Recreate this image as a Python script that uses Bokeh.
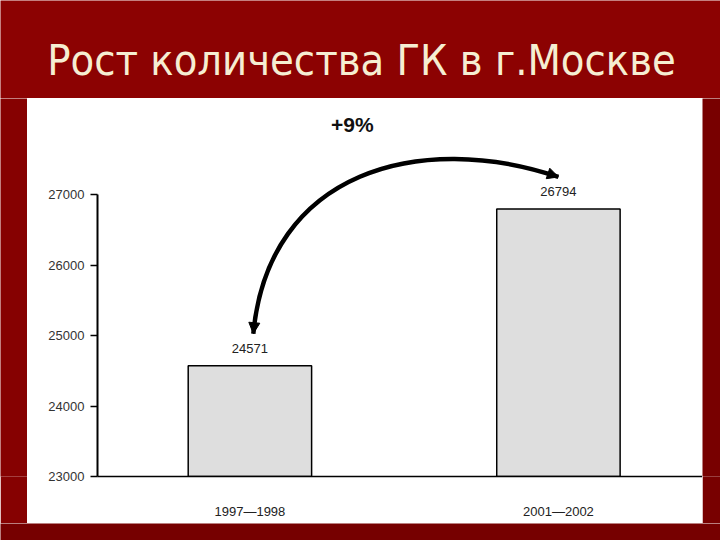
from bokeh.plotting import figure
from bokeh.layouts import column, row
from bokeh.models import Range1d, Label, Arrow, NormalHead, FixedTicker
from bokeh.core.properties import value
from bokeh.embed import file_html
from bokeh.resources import INLINE

# ---- data ----
title_text = "Рост количества ГК в г.Москве"
categories = ["1997—1998", "2001—2002"]
values = [24571, 26794]
y_ticks = [23000, 24000, 25000, 26000, 27000]
growth_label = "+9%"

# ---- style ----
RED_TOP = "#8c0202"
RED_LEFT = "#860101"
RED_RIGHT = "#780000"
RED_BOTTOM = "#760000"
BAR_FILL = "#dedede"
NUM_FONT = "Liberation Sans"
TITLE_FONT = "DejaVu Sans Condensed"


def spacer(w, h, color):
    s = figure(width=w, height=h, output_backend="svg", toolbar_location=None,
               x_axis_location=None, y_axis_location=None,
               x_range=Range1d(0, w), y_range=Range1d(0, h),
               min_border=0)
    s.grid.visible = False
    s.outline_line_color = None
    s.background_fill_color = color
    s.border_fill_color = color
    return s


# title band
top = spacer(720, 98, RED_TOP)
top.text(x=[361], y=[39], text=[title_text], text_align="center",
         text_baseline="middle", text_font=value(TITLE_FONT),
         text_font_size="43px", text_color="#f6eed2")

xs = list(range(len(categories)))

p = figure(width=675, height=425, output_backend="svg", toolbar_location=None,
           x_range=Range1d(-0.494, 1.467), y_range=Range1d(y_ticks[0], 28362),
           min_border_left=70, min_border_right=0, min_border_top=0,
           min_border_bottom=47)
p.background_fill_color = "white"
p.border_fill_color = "white"
p.outline_line_color = None
p.xgrid.visible = False
p.ygrid.visible = False

# bars
p.vbar(x=xs, top=values, bottom=y_ticks[0], width=0.4,
       fill_color=BAR_FILL, line_color="black", line_width=1.5)

# value labels
p.text(x=xs, y=values, text=[str(v) for v in values],
       text_align="center", text_baseline="bottom", y_offset=-13,
       text_font=value(NUM_FONT), text_font_size="13px", text_color="#222222")

# curved growth arrow from first to second value
lift = 455
x0, x1 = xs[0], xs[1]
v0, v1 = values[0], values[1]
sx, sy = x0 + 0.011, v0 + lift
ex, ey = x1, v1 + lift
c0x, c0y = x0 + 0.06, v1 + 546
c1x, c1y = x0 + 0.553 * (x1 - x0), v1 + 1114
p.bezier(x0=[sx], y0=[sy], x1=[ex], y1=[ey], cx0=[c0x], cy0=[c0y],
         cx1=[c1x], cy1=[c1y], line_color="black", line_width=4.5)

f = 0.04
for (tx, ty, bx, by) in [(sx, sy, c0x, c0y), (ex, ey, c1x, c1y)]:
    head = NormalHead(size=11, fill_color="black", line_color="black")
    p.add_layout(Arrow(end=head, x_start=tx + f * (bx - tx), y_start=ty + f * (by - ty),
                       x_end=tx, y_end=ty, line_color="black", line_width=2))

p.add_layout(Label(x=x0 + 0.332 * (x1 - x0), y=v1 + 1200, text=growth_label,
                   text_align="center", text_baseline="middle",
                   text_font=NUM_FONT, text_font_size="21px",
                   text_font_style="bold", text_color="#111111"))

# axes
p.yaxis.ticker = FixedTicker(ticks=y_ticks)
p.yaxis.bounds = (y_ticks[0], y_ticks[-1])
p.yaxis.major_tick_out = 7
p.yaxis.major_tick_in = 0
p.yaxis.minor_tick_line_color = None
p.yaxis.axis_line_width = 2
p.yaxis.major_tick_line_width = 1.5
p.yaxis.major_label_standoff = 6
p.yaxis.major_label_text_font = NUM_FONT
p.yaxis.major_label_text_font_size = "13px"
p.yaxis.major_label_text_color = "#333333"

p.xaxis.ticker = FixedTicker(ticks=xs)
p.xaxis.major_label_overrides = {i: c for i, c in zip(xs, categories)}
p.xaxis.major_tick_line_color = None
p.xaxis.minor_tick_line_color = None
p.xaxis.axis_line_width = 1.5
p.xaxis.major_label_standoff = 21
p.xaxis.major_label_text_font = NUM_FONT
p.xaxis.major_label_text_font_size = "13px"
p.xaxis.major_label_text_color = "#222222"

layout = column(
    top,
    row(spacer(27, 425, RED_LEFT), p, spacer(18, 425, RED_RIGHT)),
    spacer(720, 17, RED_BOTTOM),
)

open("out.html", "w").write(file_html(layout, INLINE))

> **AIM**
Output the data exactly. Pictures don't belong in the result.

> **ANSWER TO THIS EXERCISE**
Recreate this image as a Python script that uses Bokeh.
from bokeh.plotting import figure
from bokeh.layouts import column, row
from bokeh.models import Range1d, Label, Arrow, NormalHead, FixedTicker
from bokeh.core.properties import value
from bokeh.embed import file_html
from bokeh.resources import INLINE

# ---- data ----
title_text = "Рост количества ГК в г.Москве"
categories = ["1997—1998", "2001—2002"]
values = [24571, 26794]
y_ticks = [23000, 24000, 25000, 26000, 27000]
growth_label = "+9%"

# ---- style ----
RED_TOP = "#8c0202"
RED_LEFT = "#860101"
RED_RIGHT = "#780000"
RED_BOTTOM = "#760000"
BAR_FILL = "#dedede"
NUM_FONT = "Liberation Sans"
TITLE_FONT = "DejaVu Sans Condensed"


def spacer(w, h, color):
    s = figure(width=w, height=h, output_backend="svg", toolbar_location=None,
               x_axis_location=None, y_axis_location=None,
               x_range=Range1d(0, w), y_range=Range1d(0, h),
               min_border=0)
    s.grid.visible = False
    s.outline_line_color = None
    s.background_fill_color = color
    s.border_fill_color = color
    return s


# title band
top = spacer(720, 98, RED_TOP)
top.text(x=[361], y=[39], text=[title_text], text_align="center",
         text_baseline="middle", text_font=value(TITLE_FONT),
         text_font_size="43px", text_color="#f6eed2")

xs = list(range(len(categories)))

p = figure(width=675, height=425, output_backend="svg", toolbar_location=None,
           x_range=Range1d(-0.494, 1.467), y_range=Range1d(y_ticks[0], 28362),
           min_border_left=70, min_border_right=0, min_border_top=0,
           min_border_bottom=47)
p.background_fill_color = "white"
p.border_fill_color = "white"
p.outline_line_color = None
p.xgrid.visible = False
p.ygrid.visible = False

# bars
p.vbar(x=xs, top=values, bottom=y_ticks[0], width=0.4,
       fill_color=BAR_FILL, line_color="black", line_width=1.5)

# value labels
p.text(x=xs, y=values, text=[str(v) for v in values],
       text_align="center", text_baseline="bottom", y_offset=-13,
       text_font=value(NUM_FONT), text_font_size="13px", text_color="#222222")

# curved growth arrow from first to second value
lift = 455
x0, x1 = xs[0], xs[1]
v0, v1 = values[0], values[1]
sx, sy = x0 + 0.011, v0 + lift
ex, ey = x1, v1 + lift
c0x, c0y = x0 + 0.06, v1 + 546
c1x, c1y = x0 + 0.553 * (x1 - x0), v1 + 1114
p.bezier(x0=[sx], y0=[sy], x1=[ex], y1=[ey], cx0=[c0x], cy0=[c0y],
         cx1=[c1x], cy1=[c1y], line_color="black", line_width=4.5)

f = 0.04
for (tx, ty, bx, by) in [(sx, sy, c0x, c0y), (ex, ey, c1x, c1y)]:
    head = NormalHead(size=11, fill_color="black", line_color="black")
    p.add_layout(Arrow(end=head, x_start=tx + f * (bx - tx), y_start=ty + f * (by - ty),
                       x_end=tx, y_end=ty, line_color="black", line_width=2))

p.add_layout(Label(x=x0 + 0.332 * (x1 - x0), y=v1 + 1200, text=growth_label,
                   text_align="center", text_baseline="middle",
                   text_font=NUM_FONT, text_font_size="21px",
                   text_font_style="bold", text_color="#111111"))

# axes
p.yaxis.ticker = FixedTicker(ticks=y_ticks)
p.yaxis.bounds = (y_ticks[0], y_ticks[-1])
p.yaxis.major_tick_out = 7
p.yaxis.major_tick_in = 0
p.yaxis.minor_tick_line_color = None
p.yaxis.axis_line_width = 2
p.yaxis.major_tick_line_width = 1.5
p.yaxis.major_label_standoff = 6
p.yaxis.major_label_text_font = NUM_FONT
p.yaxis.major_label_text_font_size = "13px"
p.yaxis.major_label_text_color = "#333333"

p.xaxis.ticker = FixedTicker(ticks=xs)
p.xaxis.major_label_overrides = {i: c for i, c in zip(xs, categories)}
p.xaxis.major_tick_line_color = None
p.xaxis.minor_tick_line_color = None
p.xaxis.axis_line_width = 1.5
p.xaxis.major_label_standoff = 21
p.xaxis.major_label_text_font = NUM_FONT
p.xaxis.major_label_text_font_size = "13px"
p.xaxis.major_label_text_color = "#222222"

layout = column(
    top,
    row(spacer(27, 425, RED_LEFT), p, spacer(18, 425, RED_RIGHT)),
    spacer(720, 17, RED_BOTTOM),
)

open("out.html", "w").write(file_html(layout, INLINE))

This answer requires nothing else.